### [What the exercise asks]
Copy all lines below exactly as written. Leave pictures out.

### [Material provided]
-*-*-

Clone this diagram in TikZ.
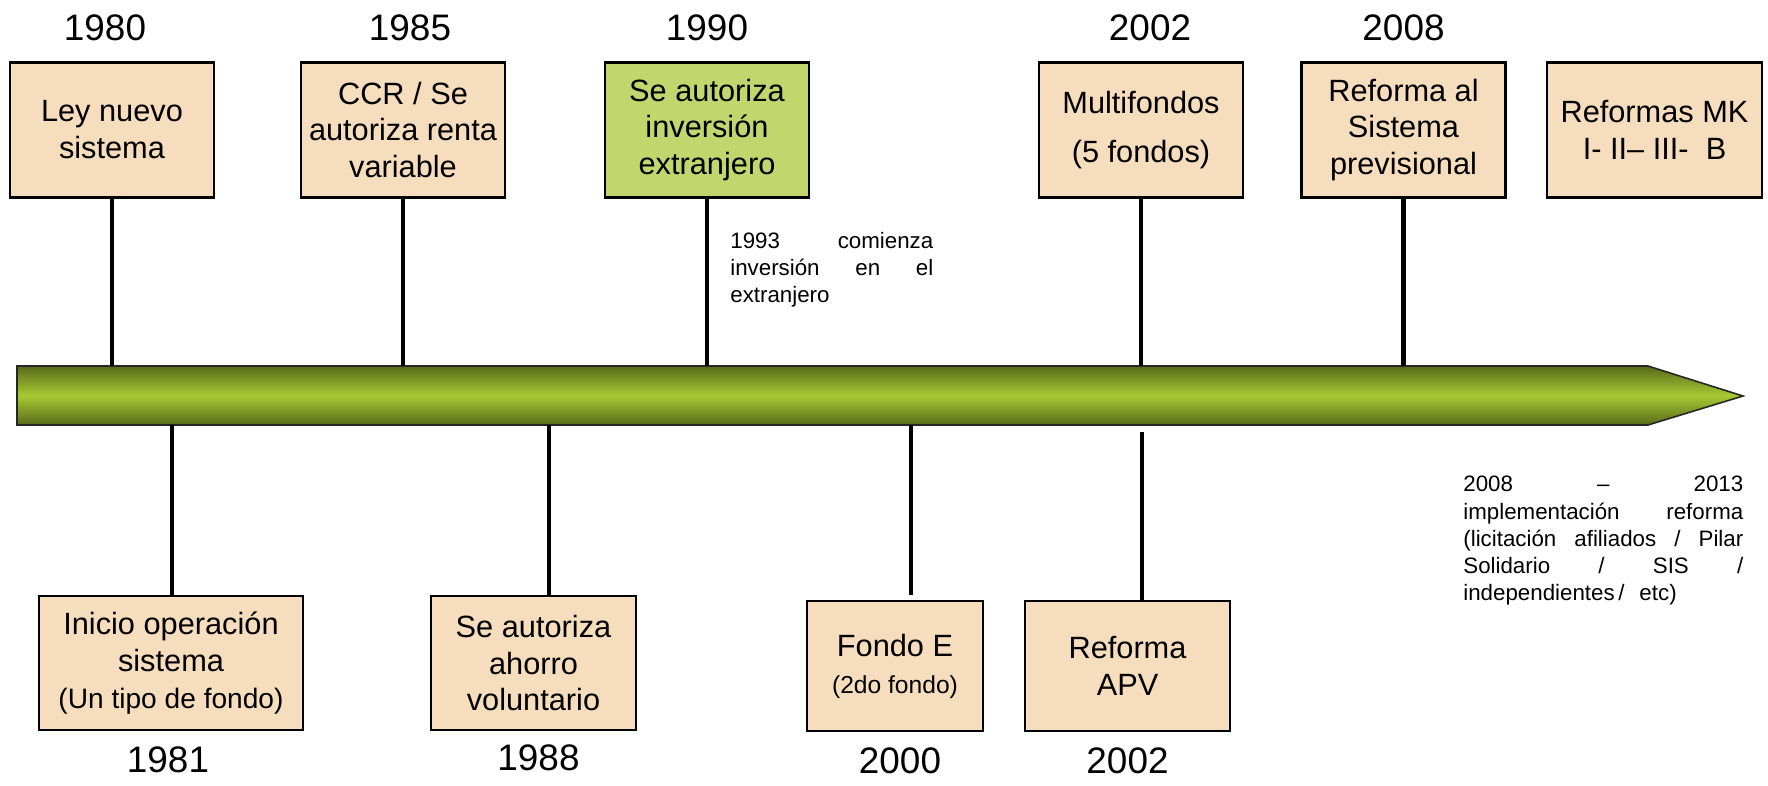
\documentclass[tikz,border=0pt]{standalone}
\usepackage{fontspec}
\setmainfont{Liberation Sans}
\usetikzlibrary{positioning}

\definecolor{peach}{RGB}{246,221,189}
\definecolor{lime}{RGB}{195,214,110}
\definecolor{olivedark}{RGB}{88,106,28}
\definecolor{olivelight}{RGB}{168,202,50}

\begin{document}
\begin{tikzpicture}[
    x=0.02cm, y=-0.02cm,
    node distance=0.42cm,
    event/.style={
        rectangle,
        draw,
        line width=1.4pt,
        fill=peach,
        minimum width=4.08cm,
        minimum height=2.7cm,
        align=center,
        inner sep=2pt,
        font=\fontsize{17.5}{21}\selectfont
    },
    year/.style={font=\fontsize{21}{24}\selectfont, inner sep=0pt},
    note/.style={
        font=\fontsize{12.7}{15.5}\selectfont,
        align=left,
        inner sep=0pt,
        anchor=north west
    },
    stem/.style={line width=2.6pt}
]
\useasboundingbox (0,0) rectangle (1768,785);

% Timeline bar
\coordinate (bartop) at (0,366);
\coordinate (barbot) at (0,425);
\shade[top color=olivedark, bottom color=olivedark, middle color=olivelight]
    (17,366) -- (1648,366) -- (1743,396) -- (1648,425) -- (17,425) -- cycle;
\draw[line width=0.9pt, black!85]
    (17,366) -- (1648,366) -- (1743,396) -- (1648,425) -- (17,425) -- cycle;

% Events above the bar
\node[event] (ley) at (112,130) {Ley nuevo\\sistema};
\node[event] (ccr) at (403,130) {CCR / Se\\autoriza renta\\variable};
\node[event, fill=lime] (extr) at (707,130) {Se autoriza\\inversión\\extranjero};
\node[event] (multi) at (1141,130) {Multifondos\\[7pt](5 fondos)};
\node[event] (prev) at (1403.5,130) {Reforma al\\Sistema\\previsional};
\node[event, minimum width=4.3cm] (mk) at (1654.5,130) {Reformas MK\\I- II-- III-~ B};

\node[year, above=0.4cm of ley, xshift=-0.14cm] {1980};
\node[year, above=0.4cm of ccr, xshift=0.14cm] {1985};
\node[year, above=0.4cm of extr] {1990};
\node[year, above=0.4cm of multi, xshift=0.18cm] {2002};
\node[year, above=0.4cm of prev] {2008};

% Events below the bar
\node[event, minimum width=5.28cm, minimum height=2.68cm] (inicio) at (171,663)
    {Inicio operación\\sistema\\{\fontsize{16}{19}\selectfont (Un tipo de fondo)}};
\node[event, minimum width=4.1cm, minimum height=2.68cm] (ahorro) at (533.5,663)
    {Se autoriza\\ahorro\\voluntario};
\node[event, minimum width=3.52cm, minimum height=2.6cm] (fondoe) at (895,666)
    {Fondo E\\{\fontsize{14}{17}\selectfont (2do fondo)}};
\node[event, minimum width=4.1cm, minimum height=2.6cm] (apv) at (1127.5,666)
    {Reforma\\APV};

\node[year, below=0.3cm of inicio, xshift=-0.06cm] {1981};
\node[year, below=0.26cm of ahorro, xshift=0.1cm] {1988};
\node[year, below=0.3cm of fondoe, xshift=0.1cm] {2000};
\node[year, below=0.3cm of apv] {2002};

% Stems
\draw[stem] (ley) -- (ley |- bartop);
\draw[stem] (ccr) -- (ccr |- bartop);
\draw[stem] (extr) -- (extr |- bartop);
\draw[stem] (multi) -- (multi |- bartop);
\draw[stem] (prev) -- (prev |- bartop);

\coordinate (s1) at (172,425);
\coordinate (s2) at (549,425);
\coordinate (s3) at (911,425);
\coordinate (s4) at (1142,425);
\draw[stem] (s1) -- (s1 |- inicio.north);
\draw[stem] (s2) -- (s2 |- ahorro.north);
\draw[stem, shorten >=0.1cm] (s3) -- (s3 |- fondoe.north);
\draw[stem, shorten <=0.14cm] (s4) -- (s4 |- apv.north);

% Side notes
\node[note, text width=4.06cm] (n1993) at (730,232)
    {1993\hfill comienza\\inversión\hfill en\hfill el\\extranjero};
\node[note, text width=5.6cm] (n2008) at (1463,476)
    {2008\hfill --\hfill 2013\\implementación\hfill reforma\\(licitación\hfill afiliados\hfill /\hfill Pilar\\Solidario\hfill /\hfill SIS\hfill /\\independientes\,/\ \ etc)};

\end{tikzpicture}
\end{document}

-*-*-

### [Task response]
Clone this diagram in TikZ.
\documentclass[tikz,border=0pt]{standalone}
\usepackage{fontspec}
\setmainfont{Liberation Sans}
\usetikzlibrary{positioning}

\definecolor{peach}{RGB}{246,221,189}
\definecolor{lime}{RGB}{195,214,110}
\definecolor{olivedark}{RGB}{88,106,28}
\definecolor{olivelight}{RGB}{168,202,50}

\begin{document}
\begin{tikzpicture}[
    x=0.02cm, y=-0.02cm,
    node distance=0.42cm,
    event/.style={
        rectangle,
        draw,
        line width=1.4pt,
        fill=peach,
        minimum width=4.08cm,
        minimum height=2.7cm,
        align=center,
        inner sep=2pt,
        font=\fontsize{17.5}{21}\selectfont
    },
    year/.style={font=\fontsize{21}{24}\selectfont, inner sep=0pt},
    note/.style={
        font=\fontsize{12.7}{15.5}\selectfont,
        align=left,
        inner sep=0pt,
        anchor=north west
    },
    stem/.style={line width=2.6pt}
]
\useasboundingbox (0,0) rectangle (1768,785);

% Timeline bar
\coordinate (bartop) at (0,366);
\coordinate (barbot) at (0,425);
\shade[top color=olivedark, bottom color=olivedark, middle color=olivelight]
    (17,366) -- (1648,366) -- (1743,396) -- (1648,425) -- (17,425) -- cycle;
\draw[line width=0.9pt, black!85]
    (17,366) -- (1648,366) -- (1743,396) -- (1648,425) -- (17,425) -- cycle;

% Events above the bar
\node[event] (ley) at (112,130) {Ley nuevo\\sistema};
\node[event] (ccr) at (403,130) {CCR / Se\\autoriza renta\\variable};
\node[event, fill=lime] (extr) at (707,130) {Se autoriza\\inversión\\extranjero};
\node[event] (multi) at (1141,130) {Multifondos\\[7pt](5 fondos)};
\node[event] (prev) at (1403.5,130) {Reforma al\\Sistema\\previsional};
\node[event, minimum width=4.3cm] (mk) at (1654.5,130) {Reformas MK\\I- II-- III-~ B};

\node[year, above=0.4cm of ley, xshift=-0.14cm] {1980};
\node[year, above=0.4cm of ccr, xshift=0.14cm] {1985};
\node[year, above=0.4cm of extr] {1990};
\node[year, above=0.4cm of multi, xshift=0.18cm] {2002};
\node[year, above=0.4cm of prev] {2008};

% Events below the bar
\node[event, minimum width=5.28cm, minimum height=2.68cm] (inicio) at (171,663)
    {Inicio operación\\sistema\\{\fontsize{16}{19}\selectfont (Un tipo de fondo)}};
\node[event, minimum width=4.1cm, minimum height=2.68cm] (ahorro) at (533.5,663)
    {Se autoriza\\ahorro\\voluntario};
\node[event, minimum width=3.52cm, minimum height=2.6cm] (fondoe) at (895,666)
    {Fondo E\\{\fontsize{14}{17}\selectfont (2do fondo)}};
\node[event, minimum width=4.1cm, minimum height=2.6cm] (apv) at (1127.5,666)
    {Reforma\\APV};

\node[year, below=0.3cm of inicio, xshift=-0.06cm] {1981};
\node[year, below=0.26cm of ahorro, xshift=0.1cm] {1988};
\node[year, below=0.3cm of fondoe, xshift=0.1cm] {2000};
\node[year, below=0.3cm of apv] {2002};

% Stems
\draw[stem] (ley) -- (ley |- bartop);
\draw[stem] (ccr) -- (ccr |- bartop);
\draw[stem] (extr) -- (extr |- bartop);
\draw[stem] (multi) -- (multi |- bartop);
\draw[stem] (prev) -- (prev |- bartop);

\coordinate (s1) at (172,425);
\coordinate (s2) at (549,425);
\coordinate (s3) at (911,425);
\coordinate (s4) at (1142,425);
\draw[stem] (s1) -- (s1 |- inicio.north);
\draw[stem] (s2) -- (s2 |- ahorro.north);
\draw[stem, shorten >=0.1cm] (s3) -- (s3 |- fondoe.north);
\draw[stem, shorten <=0.14cm] (s4) -- (s4 |- apv.north);

% Side notes
\node[note, text width=4.06cm] (n1993) at (730,232)
    {1993\hfill comienza\\inversión\hfill en\hfill el\\extranjero};
\node[note, text width=5.6cm] (n2008) at (1463,476)
    {2008\hfill --\hfill 2013\\implementación\hfill reforma\\(licitación\hfill afiliados\hfill /\hfill Pilar\\Solidario\hfill /\hfill SIS\hfill /\\independientes\,/\ \ etc)};

\end{tikzpicture}
\end{document}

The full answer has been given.